Isaac leads an acting workshop where he routinely lavishes praise on Alex, his star pupil who is also a working actor, while either denigrating or ignoring Tracy, another one of his students. He is secretly jealous of Alex as his own acting career has devolved into commercial and modeling work for pharmaceutical products.

After overhearing a message from Ramona in which a man can be heard in the background, Isaac has a breakdown. He invites Alex over for dinner, accusing him of using him and then trying to kiss him. Afterward, Ramona returns home from her trip and breaks up with Isaac ending their 10-year relationship.

Isaac goes to his family's home for Passover. His entire family is involved in petty grievances with one another and Isaac fails to mention that he and Ramona have broken up.

Isaac decides to ask out Cleopatra, a makeup artist he met on a photo shoot. The date does not go well but after Isaac admits he was nervous Cleopatra decides to give him a second chance. Their follow-up date does not go well either, but Isaac continues to worm his way into Cleopatra's life.

Attending a barbecue with Cleopatra's family, Isaac has awkward conversations with her family, and eventually takes a couple hits from a blunt. While high, Isaac converses with Cleopatra's aunt, who he seems to hear tell him she is lonely, and she urges him to "run". He tries to escape with her, but Cleopatra tracks them down and returns home with her aunt.

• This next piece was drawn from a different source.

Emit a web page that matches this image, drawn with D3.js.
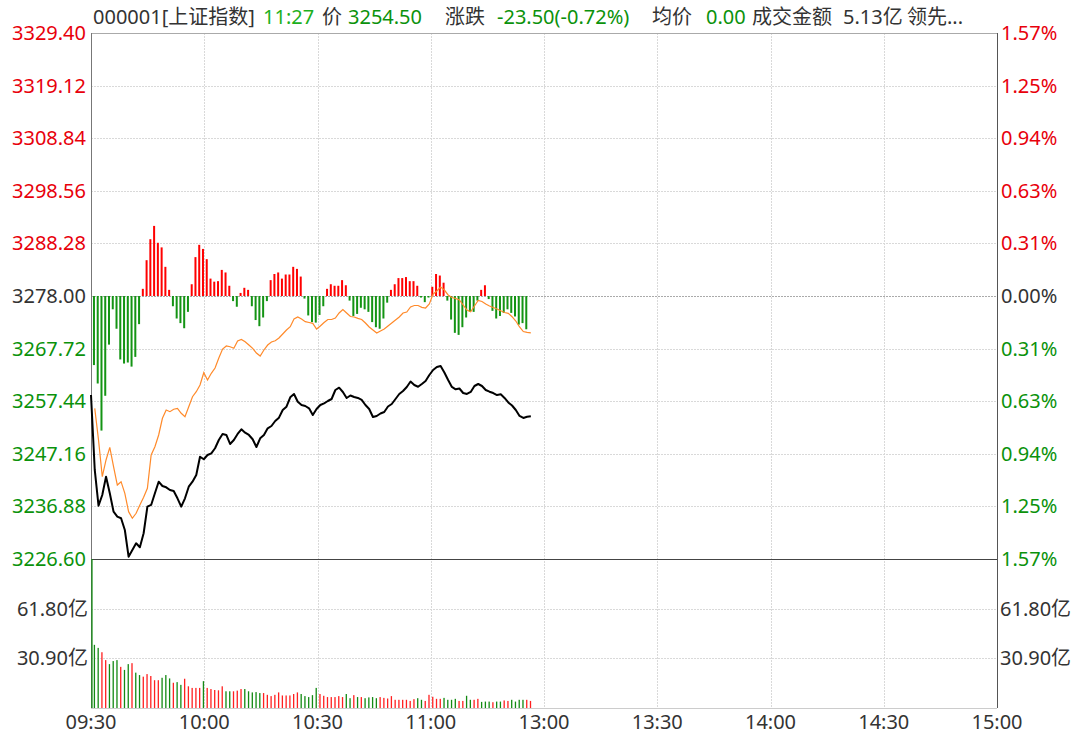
<!DOCTYPE html>
<html>
<head>
<meta charset="utf-8">
<script src="https://cdn.jsdelivr.net/npm/d3@7"></script>
<style>
body { margin: 0; background: #fff; }
svg { display: block; }
text { font-family: "Noto Sans", "Noto Sans CJK SC", sans-serif; }
</style>
</head>
<body>
<script>
// previous close and axis ticks
var prevClose = 3278.00;
var priceTicks = [3329.40, 3319.12, 3308.84, 3298.56, 3288.28, 3278.00, 3267.72, 3257.44, 3247.16, 3236.88, 3226.60];
var pctTicks = ["1.57%", "1.25%", "0.94%", "0.63%", "0.31%", "0.00%", "0.31%", "0.63%", "0.94%", "1.25%", "1.57%"];
var volTicks = [61.80, 30.90];
var timeLabels = ["09:30", "10:00", "10:30", "11:00", "13:00", "13:30", "14:00", "14:30", "15:00"];

// minute price, 09:30 .. 11:27
var priceLine = [
  3258.65, 3244.00, 3237.02, 3239.11, 3242.69, 3239.44, 3235.85, 3234.87, 3234.56, 3232.27,
  3227.05, 3228.36, 3229.67, 3228.89, 3231.63, 3236.82, 3237.16, 3239.44, 3241.71, 3240.87,
  3240.61, 3240.09, 3239.89, 3238.46, 3236.82, 3238.46, 3240.73, 3241.71, 3243.02, 3246.59,
  3246.09, 3246.93, 3247.26, 3248.24, 3249.86, 3251.03, 3250.84, 3249.08, 3249.86, 3251.03,
  3251.95, 3251.29, 3250.84, 3250.00, 3248.49, 3250.19, 3250.84, 3252.15, 3252.59, 3253.57,
  3254.22, 3255.72, 3256.37, 3258.20, 3258.85, 3257.34, 3256.70, 3256.50, 3256.05, 3254.74,
  3255.92, 3256.70, 3257.03, 3257.48, 3257.87, 3259.63, 3260.08, 3259.24, 3258.07, 3258.55,
  3258.26, 3258.07, 3257.68, 3256.70, 3255.92, 3254.35, 3254.55, 3255.04, 3255.33, 3256.40,
  3256.89, 3257.87, 3258.85, 3259.43, 3260.22, 3261.29, 3260.61, 3260.27, 3260.80, 3261.39,
  3262.56, 3263.54, 3264.12, 3264.32, 3263.05, 3261.58, 3260.22, 3259.77, 3259.92, 3259.04,
  3258.85, 3259.24, 3260.41, 3260.80, 3260.41, 3259.63, 3259.30, 3259.04, 3258.65, 3258.79,
  3258.07, 3257.19, 3256.60, 3255.72, 3254.55, 3254.16, 3254.40, 3254.50
];

// leading index line, starts at 09:31
var leadLine = [
  3256.05, 3249.86, 3242.69, 3245.95, 3248.43, 3244.64, 3241.06, 3241.71, 3239.44, 3235.85,
  3234.56, 3235.53, 3237.16, 3238.66, 3240.42, 3246.93, 3248.55, 3250.84, 3254.10, 3255.72,
  3255.39, 3255.86, 3256.05, 3255.08, 3254.41, 3256.37, 3258.32, 3259.30, 3260.61, 3263.01,
  3261.58, 3262.89, 3263.93, 3265.88, 3267.64, 3268.23, 3268.09, 3267.78, 3269.21, 3269.50,
  3269.07, 3268.42, 3267.78, 3266.86, 3266.27, 3267.45, 3268.42, 3269.01, 3269.26, 3269.79,
  3270.57, 3271.36, 3272.00, 3273.51, 3273.90, 3273.51, 3272.98, 3272.82, 3272.66, 3271.55,
  3272.14, 3272.82, 3273.41, 3273.41, 3273.70, 3274.68, 3275.36, 3274.68, 3273.99, 3273.90,
  3273.64, 3273.41, 3272.72, 3271.94, 3271.36, 3270.77, 3271.16, 3271.55, 3272.14, 3272.72,
  3273.31, 3273.90, 3274.68, 3274.87, 3275.85, 3276.14, 3276.14, 3275.79, 3275.65, 3276.44,
  3278.39, 3278.98, 3279.76, 3279.17, 3278.20, 3277.71, 3277.51, 3277.22, 3276.24, 3275.26,
  3274.93, 3276.05, 3277.12, 3276.93, 3276.44, 3276.05, 3275.75, 3275.46, 3275.11, 3274.78,
  3274.62, 3273.95, 3273.11, 3271.94, 3271.06, 3270.90, 3270.80
];

// red/green force bars (points vs prev close), starts at 09:31
var forceBars = [
  -13.5, -17.1, -26.3, -19.5, -9.5, -2.6, -6.4, -12.4, -13.2, -13.0,
  -13.8, -11.9, -5.5, 1.4, 7.0, 11.1, 13.7, 10.4, 9.5, 5.7,
  1.2, -2.0, -4.4, -5.3, -6.3, -3.1, 2.3, 7.6, 10.0, 9.2,
  7.2, 3.4, 2.8, 2.9, 5.1, 4.6, 2.0, -1.0, -2.1, 0.6,
  1.6, 1.2, -2.0, -4.7, -5.9, -4.2, -1.0, 3.1, 4.3, 4.6,
  3.4, 4.2, 4.2, 5.7, 5.3, 3.8, -0.5, -3.8, -5.1, -5.2,
  -3.7, -2.0, 1.4, 2.3, 2.0, 2.0, 3.1, 2.1, -0.9, -3.9,
  -3.5, -2.3, -2.6, -3.1, -5.1, -6.1, -6.4, -4.4, -1.3, 1.2,
  2.3, 3.5, 3.5, 3.7, 2.9, 2.9, 2.0, -0.3, -1.2, -0.3,
  1.8, 4.3, 4.0, 2.6, -0.9, -4.6, -7.2, -7.6, -6.1, -4.2,
  -3.1, -3.1, -0.9, 1.2, 2.1, -0.6, -2.9, -4.4, -3.9, -3.3,
  -2.6, -3.3, -4.0, -5.6, -5.3, -6.5
];

// turnover per minute (亿), 09:30 .. 11:27
var volumes = [
  120, 39.3, 37.4, 34.7, 29.8, 27.3, 29.2, 29.8, 25.6, 23.7,
  27.3, 27.9, 22.0, 20.5, 19.5, 21.1, 19.9, 17.3, 17.3, 18.8,
  20.5, 18.4, 15.7, 16.1, 14.4, 18.2, 13.5, 12.5, 12.5, 12.5,
  16.7, 12.5, 11.8, 11.2, 11.0, 13.5, 10.4, 10.4, 10.4, 10.8,
  11.8, 11.8, 10.4, 9.7, 9.9, 9.3, 9.3, 8.2, 7.4, 8.2,
  9.7, 7.8, 7.8, 7.8, 8.7, 9.7, 8.7, 7.4, 6.8, 8.0,
  12.5, 8.7, 7.6, 6.8, 6.8, 6.8, 7.4, 6.8, 8.7, 6.1,
  8.0, 6.8, 6.8, 6.1, 6.6, 6.8, 6.1, 6.8, 6.3, 5.9,
  7.4, 5.1, 5.1, 5.1, 5.1, 4.4, 5.5, 6.1, 5.1, 4.4,
  8.2, 7.0, 5.7, 5.7, 6.3, 5.1, 5.1, 5.7, 4.4, 4.4,
  7.6, 5.1, 5.1, 5.7, 3.8, 4.0, 4.0, 3.6, 4.0, 4.0,
  4.7, 4.4, 5.1, 4.0, 5.1, 5.1, 5.1, 4.4
];
// u = up minute (red), d = down minute (green)
var volumeDir = ("d" + "dduudddudd" + "udduuuuudd" + "dudduuuuud" + "uuuuudduuu" +
  "ddddduuuuu" + "uuuuuddddd" + "uuuuuuuddu" + "dudddduuuu" + "uuuuuudduu" +
  "uuudddduud" + "duuddduddu" + "udddduu").split("");

var width = 1080, height = 735;
var plotLeft = 91, plotRight = 997, plotTop = 33, plotMid = 559, plotBottom = 708;

var red = "#e8000b", green = "#0b920b", dark = "#333";

var svg = d3.select("body").append("svg")
    .attr("width", width)
    .attr("height", height);

var x = d3.scaleLinear().domain([0, 241]).range([plotLeft, plotRight]);
var xTime = d3.scalePoint().domain(timeLabels).range([plotLeft, plotRight]);
var y = d3.scaleLinear().domain([3226.60, 3329.40]).range([plotMid, plotTop]);
var yVol = d3.scaleLinear().domain([0, 92.70]).range([plotBottom, plotMid]).clamp(true);

// grid
svg.append("g").selectAll("line").data(timeLabels.slice(1, -1)).enter().append("line")
    .attr("x1", function(d) { return Math.round(xTime(d)) + 0.5; })
    .attr("x2", function(d) { return Math.round(xTime(d)) + 0.5; })
    .attr("y1", plotTop).attr("y2", plotBottom)
    .attr("stroke", "#d9d9d9").attr("stroke-dasharray", "2,1");

svg.append("g").selectAll("line").data(priceTicks.slice(1, -1)).enter().append("line")
    .attr("x1", plotLeft).attr("x2", plotRight)
    .attr("y1", function(d) { return Math.round(y(d)) + 0.5; })
    .attr("y2", function(d) { return Math.round(y(d)) + 0.5; })
    .attr("stroke", function(d) { return d === prevClose ? "#aaa" : "#d9d9d9"; })
    .attr("stroke-dasharray", "2,1");

svg.append("g").selectAll("line").data(volTicks).enter().append("line")
    .attr("x1", plotLeft).attr("x2", plotRight)
    .attr("y1", function(d) { return Math.round(yVol(d)) + 0.5; })
    .attr("y2", function(d) { return Math.round(yVol(d)) + 0.5; })
    .attr("stroke", "#d9d9d9").attr("stroke-dasharray", "2,1");

// frame
svg.append("line").attr("x1", plotLeft).attr("x2", plotRight).attr("y1", plotTop + 0.5).attr("y2", plotTop + 0.5).attr("stroke", "#aaa");
svg.append("line").attr("x1", plotLeft).attr("x2", plotRight).attr("y1", plotMid + 0.5).attr("y2", plotMid + 0.5).attr("stroke", "#444");
svg.append("line").attr("x1", plotLeft).attr("x2", plotRight).attr("y1", plotBottom + 0.5).attr("y2", plotBottom + 0.5).attr("stroke", "#ccc");
svg.append("line").attr("x1", plotLeft + 0.5).attr("x2", plotLeft + 0.5).attr("y1", plotTop).attr("y2", plotBottom).attr("stroke", "#777");
svg.append("line").attr("x1", plotRight + 0.5).attr("x2", plotRight + 0.5).attr("y1", plotTop).attr("y2", plotBottom).attr("stroke", "#555");

// force bars
svg.append("g").selectAll("rect").data(forceBars).enter().append("rect")
    .attr("x", function(d, i) { return x(i + 1) - 1.8; })
    .attr("width", 2)
    .attr("y", function(d) { return d > 0 ? y(prevClose + d) : y(prevClose); })
    .attr("height", function(d) { return Math.abs(y(prevClose + d) - y(prevClose)); })
    .attr("fill", function(d) { return d > 0 ? "#ff0000" : "#149414"; });

// volume bars
svg.append("g").selectAll("rect").data(volumes).enter().append("rect")
    .attr("x", function(d, i) { return i === 0 ? plotLeft + 0.3 : x(i) - 1; })
    .attr("width", 1.3)
    .attr("y", function(d) { return yVol(d); })
    .attr("height", function(d) { return plotBottom - yVol(d); })
    .attr("fill", function(d, i) { return volumeDir[i] === "u" ? "#ff2020" : "#138a13"; });

// lead line
svg.append("path").datum(leadLine)
    .attr("fill", "none").attr("stroke", "#ff8a2a").attr("stroke-width", 1.2)
    .attr("d", d3.line().x(function(d, i) { return x(i + 1); }).y(function(d) { return y(d); }));

// price line
svg.append("path").datum(priceLine)
    .attr("fill", "none").attr("stroke", "#000").attr("stroke-width", 2)
    .attr("stroke-linejoin", "round")
    .attr("d", d3.line().x(function(d, i) { return x(i); }).y(function(d) { return y(d); }));

// left price labels
function tickColor(d) { return d > prevClose ? red : (d < prevClose ? green : dark); }
svg.append("g").selectAll("text").data(priceTicks).enter().append("text")
    .attr("x", 86).attr("y", function(d) { return y(d); })
    .attr("dy", "0.35em").attr("text-anchor", "end")
    .attr("font-size", 20).attr("fill", tickColor)
    .text(function(d) { return d.toFixed(2); });

svg.append("g").selectAll("text").data(pctTicks).enter().append("text")
    .attr("x", 1001).attr("y", function(d, i) { return y(priceTicks[i]); })
    .attr("dy", "0.35em")
    .attr("font-size", 20).attr("fill", function(d, i) { return tickColor(priceTicks[i]); })
    .text(function(d) { return d; });

// volume labels
svg.append("g").selectAll("text").data(volTicks).enter().append("text")
    .attr("x", 88).attr("y", function(d) { return yVol(d); })
    .attr("dy", "0.35em").attr("text-anchor", "end")
    .attr("font-size", 20).attr("fill", dark)
    .text(function(d) { return d.toFixed(2) + "亿"; });
svg.append("g").selectAll("text").data(volTicks).enter().append("text")
    .attr("x", 1000).attr("y", function(d) { return yVol(d); })
    .attr("dy", "0.35em")
    .attr("font-size", 20).attr("fill", dark)
    .text(function(d) { return d.toFixed(2) + "亿"; });

// time axis
svg.append("g").selectAll("text").data(timeLabels).enter().append("text")
    .attr("x", function(d) { return xTime(d); }).attr("y", 722)
    .attr("dy", "0.35em").attr("text-anchor", "middle")
    .attr("font-size", 20).attr("fill", dark)
    .text(function(d) { return d; });

// header
var header = [
  { t: "000001[上证指数]", x: 93, c: dark },
  { t: "11:27", x: 263, c: "#1cb01c" },
  { t: "价", x: 322, c: dark },
  { t: "3254.50", x: 348, c: green },
  { t: "涨跌", x: 445, c: dark },
  { t: "-23.50(-0.72%)", x: 497, c: green },
  { t: "均价", x: 652, c: dark },
  { t: "0.00", x: 706, c: green },
  { t: "成交金额", x: 752, c: dark },
  { t: "5.13亿", x: 843, c: dark },
  { t: "领先...", x: 907, c: dark }
];
svg.append("g").selectAll("text").data(header).enter().append("text")
    .attr("x", function(d) { return d.x; }).attr("y", 17)
    .attr("dy", "0.35em")
    .attr("font-size", 20).attr("fill", function(d) { return d.c; })
    .text(function(d) { return d.t; });
</script>
</body>
</html>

After rushing home to go to the bathroom he hears Ramona entering the house and pleads with her to come back. She tells him she has only come to return her house key and leaves.

==Production==
In August 2016, it was announced that Brett Gelman, Judy Greer, Michael Cera, Nia Long, Fred Melamed, Shiri Appleby, Rhea Perlman, David Paymer, Gillian Jacobs, Megan Mullally, Martin Starr, Jeff Garlin and Marla Gibbs would star in the film, with Janicza Bravo directing and executive producing the film from a screenplay she wrote alongside Gelman. Paul Bernon, Sam Slater, David Bernon, Han West, Houston King, Christine Vachon, and David Hinojosa would serve as producers and executive producers, respectively, under their Burn Later Productions and Killer Films banners.

===Filming===
Principal photography concluded in August 2016.

==Release==
The film had its world premiere at the Sundance Film Festival on January 22, 2017. The film also opened the 46th International Film Festival Rotterdam January 25, 2017. It also screened at South by Southwest on March 10, 2017. Shortly after, Magnolia Pictures acquired distribution rights to the film. It was released on August 18, 2017.

===Critical reception===
On Rotten Tomatoes, the film has an approval rating of 55% based on 47 reviews, with an average rating of 5.3 out of 10. The site's critical consensus says "Lemon succeeds in its aim as a tart satire, but audiences may find this foray into abrasiveness too sour to swallow." On Metacritic, the film has a weighted average score of 59 out of 100 based on reviews from 20 critics, indicating "mixed or average" reviews.

Todd McCarthy of The Hollywood Reporter praised the film, and wrote: "Lemon represents a feature debut of unusual assurance and control with a style all its own."

Owen Gleiberman of Variety gave it a mixed review: "Lemon is a comedy of miserablism that keeps poking you in the ribs — and, quite often, fails to hit the rib it’s aiming for. Yet it’s a watchable curio, because beneath it all the director, the Panamanian-born Janicza Bravo, has a more conventional sensibility than she lets on."